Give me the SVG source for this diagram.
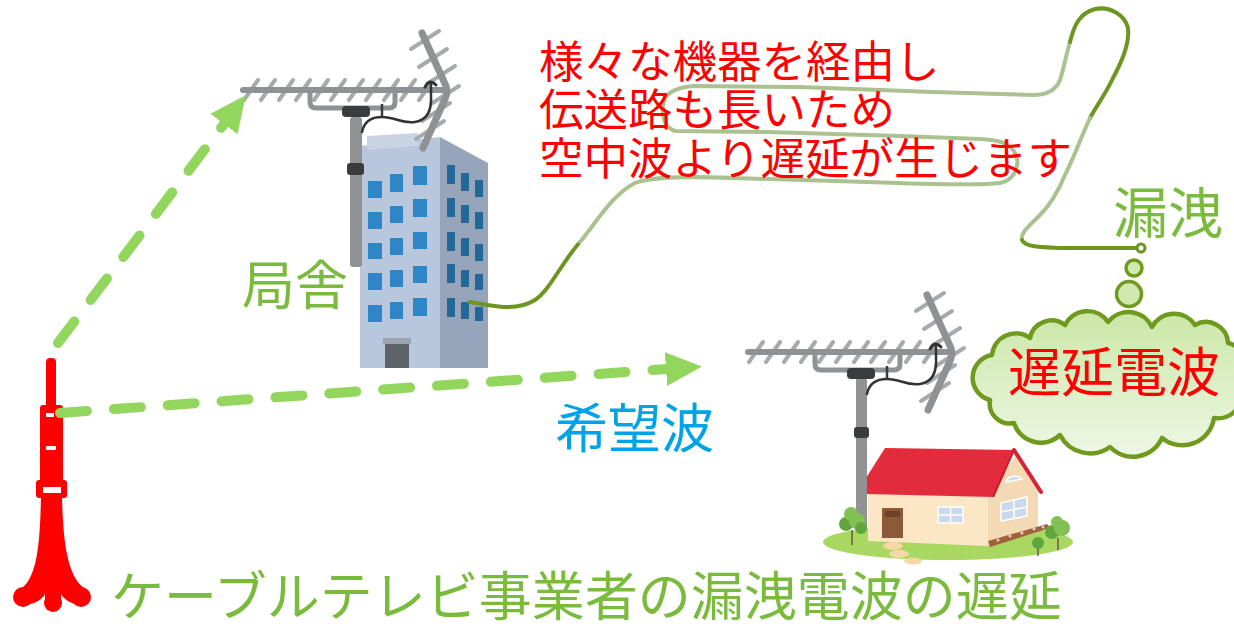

---

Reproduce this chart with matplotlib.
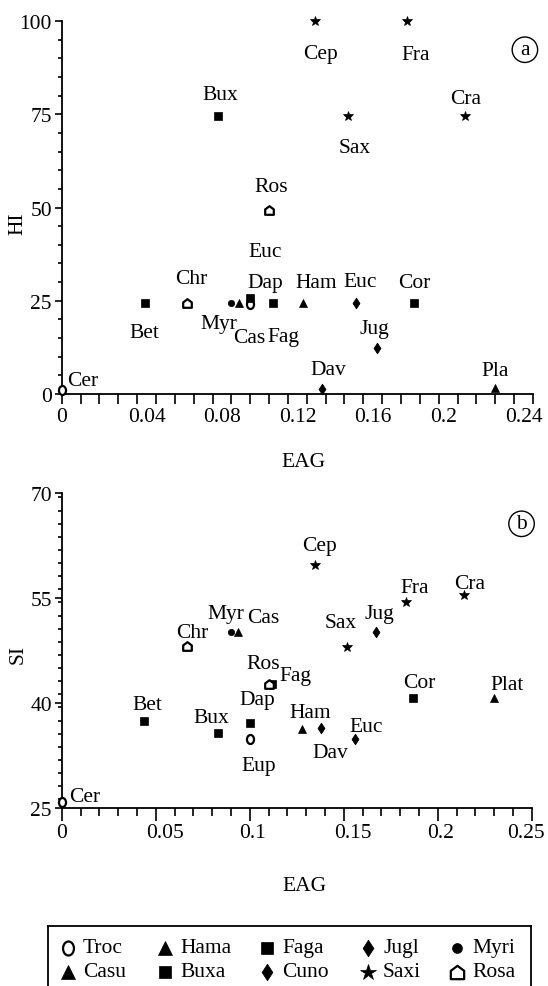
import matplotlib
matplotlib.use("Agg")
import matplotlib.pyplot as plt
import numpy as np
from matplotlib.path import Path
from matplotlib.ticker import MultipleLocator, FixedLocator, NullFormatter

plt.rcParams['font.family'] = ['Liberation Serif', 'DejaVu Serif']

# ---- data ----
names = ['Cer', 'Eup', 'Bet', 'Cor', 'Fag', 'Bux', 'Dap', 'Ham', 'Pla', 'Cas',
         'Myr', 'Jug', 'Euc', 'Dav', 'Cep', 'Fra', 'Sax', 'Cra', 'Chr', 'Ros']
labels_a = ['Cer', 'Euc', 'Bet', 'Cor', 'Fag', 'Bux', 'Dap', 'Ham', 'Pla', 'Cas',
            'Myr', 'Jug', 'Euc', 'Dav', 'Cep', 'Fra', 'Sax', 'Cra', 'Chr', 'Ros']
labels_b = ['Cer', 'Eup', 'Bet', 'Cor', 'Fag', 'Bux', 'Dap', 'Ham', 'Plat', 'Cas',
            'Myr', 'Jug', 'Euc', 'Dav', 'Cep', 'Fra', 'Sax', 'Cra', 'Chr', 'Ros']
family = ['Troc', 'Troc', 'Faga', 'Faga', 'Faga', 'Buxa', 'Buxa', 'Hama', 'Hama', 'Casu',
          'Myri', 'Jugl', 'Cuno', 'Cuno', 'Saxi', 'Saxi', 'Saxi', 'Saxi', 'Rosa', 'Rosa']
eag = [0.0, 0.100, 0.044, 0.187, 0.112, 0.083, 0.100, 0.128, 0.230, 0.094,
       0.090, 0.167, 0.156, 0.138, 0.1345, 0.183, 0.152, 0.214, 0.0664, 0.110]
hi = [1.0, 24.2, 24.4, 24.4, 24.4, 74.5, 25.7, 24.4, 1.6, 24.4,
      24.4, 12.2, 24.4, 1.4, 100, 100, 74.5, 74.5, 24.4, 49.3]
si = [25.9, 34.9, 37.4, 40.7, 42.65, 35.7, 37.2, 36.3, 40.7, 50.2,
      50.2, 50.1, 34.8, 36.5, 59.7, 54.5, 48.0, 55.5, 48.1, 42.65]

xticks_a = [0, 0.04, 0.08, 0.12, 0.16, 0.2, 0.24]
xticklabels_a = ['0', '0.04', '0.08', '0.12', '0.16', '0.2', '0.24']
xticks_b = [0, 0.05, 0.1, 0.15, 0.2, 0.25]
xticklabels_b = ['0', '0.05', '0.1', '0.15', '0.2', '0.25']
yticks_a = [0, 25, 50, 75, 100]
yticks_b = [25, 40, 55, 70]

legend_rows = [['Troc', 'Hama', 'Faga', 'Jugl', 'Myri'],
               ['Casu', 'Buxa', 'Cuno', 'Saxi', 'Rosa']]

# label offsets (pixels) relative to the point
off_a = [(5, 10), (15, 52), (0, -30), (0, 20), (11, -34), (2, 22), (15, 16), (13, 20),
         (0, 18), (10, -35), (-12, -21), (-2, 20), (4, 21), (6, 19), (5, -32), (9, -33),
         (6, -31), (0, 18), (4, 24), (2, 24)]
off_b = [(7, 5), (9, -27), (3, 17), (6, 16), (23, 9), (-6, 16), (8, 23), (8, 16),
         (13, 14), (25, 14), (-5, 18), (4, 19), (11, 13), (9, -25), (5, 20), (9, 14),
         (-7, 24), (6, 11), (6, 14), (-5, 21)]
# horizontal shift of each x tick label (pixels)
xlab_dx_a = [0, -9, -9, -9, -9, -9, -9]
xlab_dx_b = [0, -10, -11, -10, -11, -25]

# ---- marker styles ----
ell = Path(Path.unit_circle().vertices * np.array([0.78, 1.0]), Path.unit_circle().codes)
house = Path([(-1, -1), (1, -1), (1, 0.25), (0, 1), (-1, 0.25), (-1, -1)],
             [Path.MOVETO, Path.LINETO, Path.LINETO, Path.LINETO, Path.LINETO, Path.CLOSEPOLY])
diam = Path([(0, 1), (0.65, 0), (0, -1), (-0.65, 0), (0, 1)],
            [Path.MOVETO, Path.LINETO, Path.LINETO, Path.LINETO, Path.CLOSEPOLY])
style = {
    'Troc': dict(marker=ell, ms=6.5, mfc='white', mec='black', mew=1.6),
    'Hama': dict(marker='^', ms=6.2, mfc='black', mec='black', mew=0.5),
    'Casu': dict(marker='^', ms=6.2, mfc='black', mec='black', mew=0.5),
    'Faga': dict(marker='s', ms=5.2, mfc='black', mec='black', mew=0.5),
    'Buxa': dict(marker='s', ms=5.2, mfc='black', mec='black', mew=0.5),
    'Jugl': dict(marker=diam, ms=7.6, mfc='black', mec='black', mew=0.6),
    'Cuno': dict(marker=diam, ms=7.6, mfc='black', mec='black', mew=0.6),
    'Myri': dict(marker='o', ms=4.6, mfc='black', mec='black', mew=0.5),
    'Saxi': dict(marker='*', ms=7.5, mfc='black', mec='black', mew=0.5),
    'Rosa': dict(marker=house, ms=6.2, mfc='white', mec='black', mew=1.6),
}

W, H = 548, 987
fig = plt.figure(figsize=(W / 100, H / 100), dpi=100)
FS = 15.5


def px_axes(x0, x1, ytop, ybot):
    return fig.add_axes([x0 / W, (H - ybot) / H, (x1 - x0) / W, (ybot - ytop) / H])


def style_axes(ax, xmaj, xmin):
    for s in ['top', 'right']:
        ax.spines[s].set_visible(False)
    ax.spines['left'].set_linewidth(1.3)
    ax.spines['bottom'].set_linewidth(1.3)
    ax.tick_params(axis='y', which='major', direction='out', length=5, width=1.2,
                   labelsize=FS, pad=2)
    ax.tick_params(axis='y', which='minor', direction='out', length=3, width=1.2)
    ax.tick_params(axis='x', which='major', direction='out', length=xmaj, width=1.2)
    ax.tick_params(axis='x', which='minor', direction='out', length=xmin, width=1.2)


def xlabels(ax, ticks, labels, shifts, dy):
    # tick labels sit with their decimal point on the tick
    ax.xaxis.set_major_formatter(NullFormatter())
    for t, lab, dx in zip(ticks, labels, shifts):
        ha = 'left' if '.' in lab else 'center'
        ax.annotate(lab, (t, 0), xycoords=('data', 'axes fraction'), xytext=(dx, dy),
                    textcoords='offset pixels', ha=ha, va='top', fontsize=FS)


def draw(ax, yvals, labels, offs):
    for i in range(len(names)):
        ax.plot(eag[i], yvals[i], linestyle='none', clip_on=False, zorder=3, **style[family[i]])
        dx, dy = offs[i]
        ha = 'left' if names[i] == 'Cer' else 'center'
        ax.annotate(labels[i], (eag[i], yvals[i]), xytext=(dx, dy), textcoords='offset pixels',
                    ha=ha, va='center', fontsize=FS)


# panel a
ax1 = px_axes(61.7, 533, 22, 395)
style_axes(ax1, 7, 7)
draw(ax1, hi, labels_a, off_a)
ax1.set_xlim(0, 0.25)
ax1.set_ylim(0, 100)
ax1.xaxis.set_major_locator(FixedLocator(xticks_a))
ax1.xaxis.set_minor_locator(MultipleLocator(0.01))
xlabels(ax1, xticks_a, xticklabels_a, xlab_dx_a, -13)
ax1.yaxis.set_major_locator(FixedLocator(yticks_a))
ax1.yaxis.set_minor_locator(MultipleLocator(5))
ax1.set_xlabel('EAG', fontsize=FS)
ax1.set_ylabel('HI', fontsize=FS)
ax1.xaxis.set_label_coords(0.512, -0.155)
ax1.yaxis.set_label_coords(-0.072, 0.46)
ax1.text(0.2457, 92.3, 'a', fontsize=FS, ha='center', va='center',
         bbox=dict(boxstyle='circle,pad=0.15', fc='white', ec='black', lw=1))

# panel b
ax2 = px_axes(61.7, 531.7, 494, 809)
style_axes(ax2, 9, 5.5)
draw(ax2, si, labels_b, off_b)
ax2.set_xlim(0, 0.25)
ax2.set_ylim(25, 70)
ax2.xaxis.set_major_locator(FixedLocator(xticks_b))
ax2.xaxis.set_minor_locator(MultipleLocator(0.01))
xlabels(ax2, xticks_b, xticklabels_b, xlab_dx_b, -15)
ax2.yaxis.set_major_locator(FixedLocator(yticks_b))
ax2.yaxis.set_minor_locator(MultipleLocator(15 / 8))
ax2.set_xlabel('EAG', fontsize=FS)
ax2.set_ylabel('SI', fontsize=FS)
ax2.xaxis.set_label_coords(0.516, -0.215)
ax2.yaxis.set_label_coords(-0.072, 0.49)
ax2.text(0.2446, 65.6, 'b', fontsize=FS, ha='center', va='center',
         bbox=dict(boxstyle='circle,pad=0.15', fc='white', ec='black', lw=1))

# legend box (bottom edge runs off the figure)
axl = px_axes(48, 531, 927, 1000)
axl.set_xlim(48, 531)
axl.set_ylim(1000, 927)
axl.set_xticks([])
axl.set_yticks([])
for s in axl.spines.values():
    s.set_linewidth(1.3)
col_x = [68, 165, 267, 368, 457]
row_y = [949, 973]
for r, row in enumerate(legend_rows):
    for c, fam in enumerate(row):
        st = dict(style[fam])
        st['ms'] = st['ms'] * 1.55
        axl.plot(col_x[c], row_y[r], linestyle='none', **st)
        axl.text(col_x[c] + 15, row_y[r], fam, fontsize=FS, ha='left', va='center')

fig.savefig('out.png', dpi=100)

DIRECTIVE:
Give only the number of lines in the data that include the string "this".

RESPONSE TO THE EXERCISE:
2